Let $A:\mathbb R_+\to M_n(\mathbb R)$ be a homomorphism of the additive semi-group of positive reals into the multiplicative semi-group of real matrices. Matrix exponentials $t\to e^{tB}$ are one class of such homomorphisms. If $A$ is differentiable at $0$, then it must be the matrix exponential $e^{tA'(0)}$, since:
$$\frac{A(t+h)-A(t)}h=A(t)\frac{A(h)-I}h\xrightarrow[h\to0]{} A(t)A'(0)$$
Can this sufficient condition be relaxed further to just continuity, maybe even just continuity at zero? This answer from 2010 seems to imply that that's the case, and the theorem is certainly true when $n=1$ because of the uniqueness of positive real roots.

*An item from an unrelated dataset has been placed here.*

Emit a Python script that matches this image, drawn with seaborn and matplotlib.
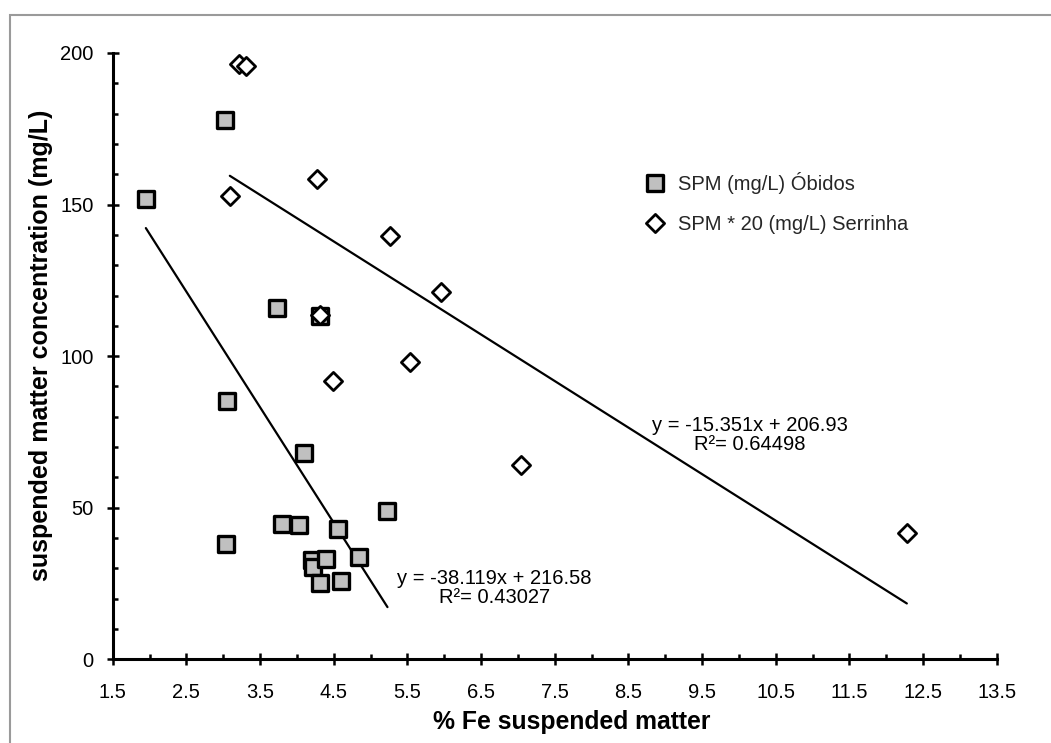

Note: I personally cannot understand any of the algebra in the question linked to in the last paragraph. More elementary answers would be appreciated.
Since $A$ is continuous and $A(0) = I$, $A(t)$ remains in a small disk centered at $I$ while $t$ is small. Let $L$ be a branch of log on this disk. Then $LA$ is a continuous (germ of an) additive homomorphism. It is easier to see (as in the $1$-dimensional case) that continuity applies differentiability (in fact linearity) for additive homomorphisms. $LA(t)$ must be $tB$ for some matrix $B$, and exponentiating this gives $A(t)$, both only for small $t$, but $A$ is determined by its restriction to any interval.